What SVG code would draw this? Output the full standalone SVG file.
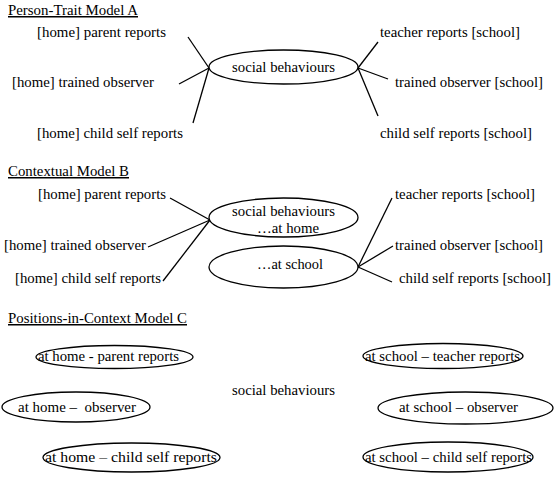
<svg xmlns="http://www.w3.org/2000/svg" width="555" height="478" viewBox="0 0 555 478">
<rect width="555" height="478" fill="#fff"/>
<g id="titles">
<text x="8" y="15" style="font-family:'Liberation Serif',serif;font-size:15px" text-decoration="underline" textLength="130" lengthAdjust="spacingAndGlyphs">Person-Trait Model A</text>
<text x="8" y="176" style="font-family:'Liberation Serif',serif;font-size:15px" text-decoration="underline" textLength="121" lengthAdjust="spacingAndGlyphs">Contextual Model B</text>
<text x="8" y="323" style="font-family:'Liberation Serif',serif;font-size:15px" text-decoration="underline" textLength="179" lengthAdjust="spacingAndGlyphs">Positions-in-Context Model C</text>
</g>
<g id="connectors" stroke="#000" stroke-width="1.3">
<line x1="209" y1="68" x2="188" y2="37"/>
<line x1="209" y1="68" x2="179" y2="84"/>
<line x1="209" y1="68" x2="193" y2="123"/>
<line x1="358" y1="68" x2="378" y2="42"/>
<line x1="358" y1="68" x2="388" y2="79"/>
<line x1="358" y1="68" x2="378" y2="116"/>
<line x1="210" y1="220" x2="170" y2="198"/>
<line x1="210" y1="220" x2="148" y2="247"/>
<line x1="210" y1="220" x2="163" y2="281"/>
<line x1="358" y1="267" x2="392" y2="198"/>
<line x1="358" y1="267" x2="393" y2="246"/>
<line x1="358" y1="267" x2="392" y2="282"/>
</g>
<g id="nodeA">
<ellipse cx="283.5" cy="67" rx="74.5" ry="17" fill="#fff" stroke="#000" stroke-width="1.3"/>
<text x="232" y="72" style="font-family:'Liberation Serif',serif;font-size:15px" textLength="103" lengthAdjust="spacingAndGlyphs">social behaviours</text>
</g>
<g id="a-home-parent"><text x="37" y="37" style="font-family:'Liberation Serif',serif;font-size:15px" textLength="129" lengthAdjust="spacingAndGlyphs">[home] parent reports</text></g>
<g id="a-home-observer"><text x="12" y="87" style="font-family:'Liberation Serif',serif;font-size:15px" textLength="142" lengthAdjust="spacingAndGlyphs">[home] trained observer</text></g>
<g id="a-home-child"><text x="37" y="138" style="font-family:'Liberation Serif',serif;font-size:15px" textLength="146" lengthAdjust="spacingAndGlyphs">[home] child self reports</text></g>
<g id="a-school-teacher"><text x="380" y="37" style="font-family:'Liberation Serif',serif;font-size:15px" textLength="140" lengthAdjust="spacingAndGlyphs">teacher reports [school]</text></g>
<g id="a-school-observer"><text x="395" y="87" style="font-family:'Liberation Serif',serif;font-size:15px" textLength="148" lengthAdjust="spacingAndGlyphs">trained observer [school]</text></g>
<g id="a-school-child"><text x="380" y="138" style="font-family:'Liberation Serif',serif;font-size:15px" textLength="152" lengthAdjust="spacingAndGlyphs">child self reports [school]</text></g>
<g id="nodeB-home">
<ellipse cx="283.5" cy="217.5" rx="74.5" ry="19.5" fill="#fff" stroke="#000" stroke-width="1.3"/>
<text x="232" y="216" style="font-family:'Liberation Serif',serif;font-size:15px" textLength="103" lengthAdjust="spacingAndGlyphs">social behaviours</text>
<text x="257" y="233" style="font-family:'Liberation Serif',serif;font-size:15px" textLength="62" lengthAdjust="spacingAndGlyphs">&#8230;at home</text>
</g>
<g id="nodeB-school">
<ellipse cx="283.5" cy="267" rx="74.5" ry="21" fill="#fff" stroke="#000" stroke-width="1.3"/>
<text x="257" y="269" style="font-family:'Liberation Serif',serif;font-size:15px" textLength="66" lengthAdjust="spacingAndGlyphs">&#8230;at school</text>
</g>
<g id="b-home-parent"><text x="38" y="199" style="font-family:'Liberation Serif',serif;font-size:15px" textLength="128" lengthAdjust="spacingAndGlyphs">[home] parent reports</text></g>
<g id="b-home-observer"><text x="4" y="250" style="font-family:'Liberation Serif',serif;font-size:15px" textLength="142" lengthAdjust="spacingAndGlyphs">[home] trained observer</text></g>
<g id="b-home-child"><text x="15" y="283" style="font-family:'Liberation Serif',serif;font-size:15px" textLength="146" lengthAdjust="spacingAndGlyphs">[home] child self reports</text></g>
<g id="b-school-teacher"><text x="395" y="199" style="font-family:'Liberation Serif',serif;font-size:15px" textLength="140" lengthAdjust="spacingAndGlyphs">teacher reports [school]</text></g>
<g id="b-school-observer"><text x="395" y="250" style="font-family:'Liberation Serif',serif;font-size:15px" textLength="148" lengthAdjust="spacingAndGlyphs">trained observer [school]</text></g>
<g id="b-school-child"><text x="399" y="283" style="font-family:'Liberation Serif',serif;font-size:15px" textLength="152" lengthAdjust="spacingAndGlyphs">child self reports [school]</text></g>
<g id="c-center"><text x="232" y="395" style="font-family:'Liberation Serif',serif;font-size:15px" textLength="103" lengthAdjust="spacingAndGlyphs">social behaviours</text></g>
<g id="c-home-parent">
<ellipse cx="114.5" cy="357" rx="78.5" ry="11.5" fill="#fff" stroke="#000" stroke-width="1.3"/>
<text x="38" y="361" style="font-family:'Liberation Serif',serif;font-size:15px" textLength="141" lengthAdjust="spacingAndGlyphs">at home - parent reports</text>
</g>
<g id="c-home-observer">
<ellipse cx="76" cy="407" rx="74" ry="15" fill="#fff" stroke="#000" stroke-width="1.3"/>
<text x="18" y="412" style="font-family:'Liberation Serif',serif;font-size:15px" textLength="118" lengthAdjust="spacingAndGlyphs" xml:space="preserve">at home &#8211;  observer</text>
</g>
<g id="c-home-child">
<ellipse cx="131.5" cy="457.5" rx="88.5" ry="14.5" fill="#fff" stroke="#000" stroke-width="1.3"/>
<text x="45" y="462" style="font-family:'Liberation Serif',serif;font-size:15px" textLength="172" lengthAdjust="spacingAndGlyphs">at home &#8211; child self reports</text>
</g>
<g id="c-school-teacher">
<ellipse cx="443" cy="356" rx="80" ry="12.5" fill="#fff" stroke="#000" stroke-width="1.3"/>
<text x="365" y="361" style="font-family:'Liberation Serif',serif;font-size:15px" textLength="155" lengthAdjust="spacingAndGlyphs">at school &#8211; teacher reports</text>
</g>
<g id="c-school-observer">
<ellipse cx="465.5" cy="408" rx="87.5" ry="16" fill="#fff" stroke="#000" stroke-width="1.3"/>
<text x="399" y="412" style="font-family:'Liberation Serif',serif;font-size:15px" textLength="119" lengthAdjust="spacingAndGlyphs">at school &#8211; observer</text>
</g>
<g id="c-school-child">
<ellipse cx="448" cy="457" rx="85" ry="15" fill="#fff" stroke="#000" stroke-width="1.3"/>
<text x="365" y="462" style="font-family:'Liberation Serif',serif;font-size:15px" textLength="167" lengthAdjust="spacingAndGlyphs">at school &#8211; child self reports</text>
</g>
</svg>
==================================================
● WRITTEN INSTRUCTION: Repeat all of the data above word for word, minus the pictures.

● RESULT OF THIS TASK:
What SVG code would draw this? Output the full standalone SVG file.
<svg xmlns="http://www.w3.org/2000/svg" width="555" height="478" viewBox="0 0 555 478">
<rect width="555" height="478" fill="#fff"/>
<g id="titles">
<text x="8" y="15" style="font-family:'Liberation Serif',serif;font-size:15px" text-decoration="underline" textLength="130" lengthAdjust="spacingAndGlyphs">Person-Trait Model A</text>
<text x="8" y="176" style="font-family:'Liberation Serif',serif;font-size:15px" text-decoration="underline" textLength="121" lengthAdjust="spacingAndGlyphs">Contextual Model B</text>
<text x="8" y="323" style="font-family:'Liberation Serif',serif;font-size:15px" text-decoration="underline" textLength="179" lengthAdjust="spacingAndGlyphs">Positions-in-Context Model C</text>
</g>
<g id="connectors" stroke="#000" stroke-width="1.3">
<line x1="209" y1="68" x2="188" y2="37"/>
<line x1="209" y1="68" x2="179" y2="84"/>
<line x1="209" y1="68" x2="193" y2="123"/>
<line x1="358" y1="68" x2="378" y2="42"/>
<line x1="358" y1="68" x2="388" y2="79"/>
<line x1="358" y1="68" x2="378" y2="116"/>
<line x1="210" y1="220" x2="170" y2="198"/>
<line x1="210" y1="220" x2="148" y2="247"/>
<line x1="210" y1="220" x2="163" y2="281"/>
<line x1="358" y1="267" x2="392" y2="198"/>
<line x1="358" y1="267" x2="393" y2="246"/>
<line x1="358" y1="267" x2="392" y2="282"/>
</g>
<g id="nodeA">
<ellipse cx="283.5" cy="67" rx="74.5" ry="17" fill="#fff" stroke="#000" stroke-width="1.3"/>
<text x="232" y="72" style="font-family:'Liberation Serif',serif;font-size:15px" textLength="103" lengthAdjust="spacingAndGlyphs">social behaviours</text>
</g>
<g id="a-home-parent"><text x="37" y="37" style="font-family:'Liberation Serif',serif;font-size:15px" textLength="129" lengthAdjust="spacingAndGlyphs">[home] parent reports</text></g>
<g id="a-home-observer"><text x="12" y="87" style="font-family:'Liberation Serif',serif;font-size:15px" textLength="142" lengthAdjust="spacingAndGlyphs">[home] trained observer</text></g>
<g id="a-home-child"><text x="37" y="138" style="font-family:'Liberation Serif',serif;font-size:15px" textLength="146" lengthAdjust="spacingAndGlyphs">[home] child self reports</text></g>
<g id="a-school-teacher"><text x="380" y="37" style="font-family:'Liberation Serif',serif;font-size:15px" textLength="140" lengthAdjust="spacingAndGlyphs">teacher reports [school]</text></g>
<g id="a-school-observer"><text x="395" y="87" style="font-family:'Liberation Serif',serif;font-size:15px" textLength="148" lengthAdjust="spacingAndGlyphs">trained observer [school]</text></g>
<g id="a-school-child"><text x="380" y="138" style="font-family:'Liberation Serif',serif;font-size:15px" textLength="152" lengthAdjust="spacingAndGlyphs">child self reports [school]</text></g>
<g id="nodeB-home">
<ellipse cx="283.5" cy="217.5" rx="74.5" ry="19.5" fill="#fff" stroke="#000" stroke-width="1.3"/>
<text x="232" y="216" style="font-family:'Liberation Serif',serif;font-size:15px" textLength="103" lengthAdjust="spacingAndGlyphs">social behaviours</text>
<text x="257" y="233" style="font-family:'Liberation Serif',serif;font-size:15px" textLength="62" lengthAdjust="spacingAndGlyphs">&#8230;at home</text>
</g>
<g id="nodeB-school">
<ellipse cx="283.5" cy="267" rx="74.5" ry="21" fill="#fff" stroke="#000" stroke-width="1.3"/>
<text x="257" y="269" style="font-family:'Liberation Serif',serif;font-size:15px" textLength="66" lengthAdjust="spacingAndGlyphs">&#8230;at school</text>
</g>
<g id="b-home-parent"><text x="38" y="199" style="font-family:'Liberation Serif',serif;font-size:15px" textLength="128" lengthAdjust="spacingAndGlyphs">[home] parent reports</text></g>
<g id="b-home-observer"><text x="4" y="250" style="font-family:'Liberation Serif',serif;font-size:15px" textLength="142" lengthAdjust="spacingAndGlyphs">[home] trained observer</text></g>
<g id="b-home-child"><text x="15" y="283" style="font-family:'Liberation Serif',serif;font-size:15px" textLength="146" lengthAdjust="spacingAndGlyphs">[home] child self reports</text></g>
<g id="b-school-teacher"><text x="395" y="199" style="font-family:'Liberation Serif',serif;font-size:15px" textLength="140" lengthAdjust="spacingAndGlyphs">teacher reports [school]</text></g>
<g id="b-school-observer"><text x="395" y="250" style="font-family:'Liberation Serif',serif;font-size:15px" textLength="148" lengthAdjust="spacingAndGlyphs">trained observer [school]</text></g>
<g id="b-school-child"><text x="399" y="283" style="font-family:'Liberation Serif',serif;font-size:15px" textLength="152" lengthAdjust="spacingAndGlyphs">child self reports [school]</text></g>
<g id="c-center"><text x="232" y="395" style="font-family:'Liberation Serif',serif;font-size:15px" textLength="103" lengthAdjust="spacingAndGlyphs">social behaviours</text></g>
<g id="c-home-parent">
<ellipse cx="114.5" cy="357" rx="78.5" ry="11.5" fill="#fff" stroke="#000" stroke-width="1.3"/>
<text x="38" y="361" style="font-family:'Liberation Serif',serif;font-size:15px" textLength="141" lengthAdjust="spacingAndGlyphs">at home - parent reports</text>
</g>
<g id="c-home-observer">
<ellipse cx="76" cy="407" rx="74" ry="15" fill="#fff" stroke="#000" stroke-width="1.3"/>
<text x="18" y="412" style="font-family:'Liberation Serif',serif;font-size:15px" textLength="118" lengthAdjust="spacingAndGlyphs" xml:space="preserve">at home &#8211;  observer</text>
</g>
<g id="c-home-child">
<ellipse cx="131.5" cy="457.5" rx="88.5" ry="14.5" fill="#fff" stroke="#000" stroke-width="1.3"/>
<text x="45" y="462" style="font-family:'Liberation Serif',serif;font-size:15px" textLength="172" lengthAdjust="spacingAndGlyphs">at home &#8211; child self reports</text>
</g>
<g id="c-school-teacher">
<ellipse cx="443" cy="356" rx="80" ry="12.5" fill="#fff" stroke="#000" stroke-width="1.3"/>
<text x="365" y="361" style="font-family:'Liberation Serif',serif;font-size:15px" textLength="155" lengthAdjust="spacingAndGlyphs">at school &#8211; teacher reports</text>
</g>
<g id="c-school-observer">
<ellipse cx="465.5" cy="408" rx="87.5" ry="16" fill="#fff" stroke="#000" stroke-width="1.3"/>
<text x="399" y="412" style="font-family:'Liberation Serif',serif;font-size:15px" textLength="119" lengthAdjust="spacingAndGlyphs">at school &#8211; observer</text>
</g>
<g id="c-school-child">
<ellipse cx="448" cy="457" rx="85" ry="15" fill="#fff" stroke="#000" stroke-width="1.3"/>
<text x="365" y="462" style="font-family:'Liberation Serif',serif;font-size:15px" textLength="167" lengthAdjust="spacingAndGlyphs">at school &#8211; child self reports</text>
</g>
</svg>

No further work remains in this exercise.